Let's say I owe 100k in CC debt. The cc company goes to sue. Correct me but civil trials take months, more.for low priority crap like debt collection. Just before the trial date, I find one of the numerous debt consolidation companies which buys the debt for a relative small fee, and a few percent markdown on debt. Then once the former trial date passes I stop paying the consolidation company, and the whole process repeats infinitely with incrementally smaller debt loads.

Where do you see this failing?

  • 2
    Smells like intentional fraud to me, and that's a criminal issue... – user4210 Jun 28 '19 at 9:58
  • 3
    @Moo Agreed.
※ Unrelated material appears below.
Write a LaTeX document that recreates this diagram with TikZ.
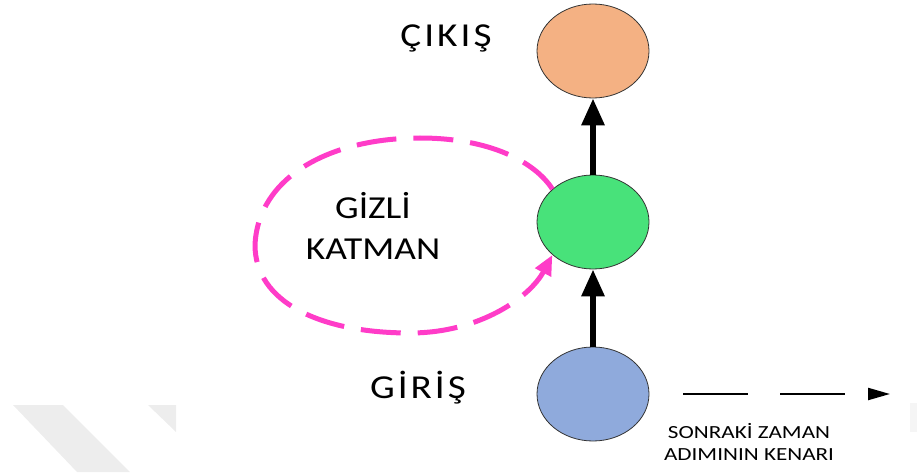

If someone figured out what you were doing, you could be prosecuted for grand theft or credit card fraud and would probably be convicted and sent to prison for a decade or more. – ohwilleke Jun 28 '19 at 21:26

First of all, this assumes that the debt consolidation firm would be willing to buy, and the CC company willing to sell. With a trial already scheduled, this might well not be the case.

Secondly, when (if) the debt consolidation firm buys the debt, they buy the rights of the seller. In many states the trial could go forward, with the debt consolidation firm substituted as plaintiff. It is not automatic that a sale of the debt would postpone the legal case.

Certainly if this happened once, it seems very unlikely that a second debt consolidation firm would buy the debt from the first.

And as the comments by Moo and ohwilleke suggest, such a scheme would be fraudulent and criminal, if discovered. It might also constitute contempt of court for intentionally abusing the process of the court. Not a good or safe idea.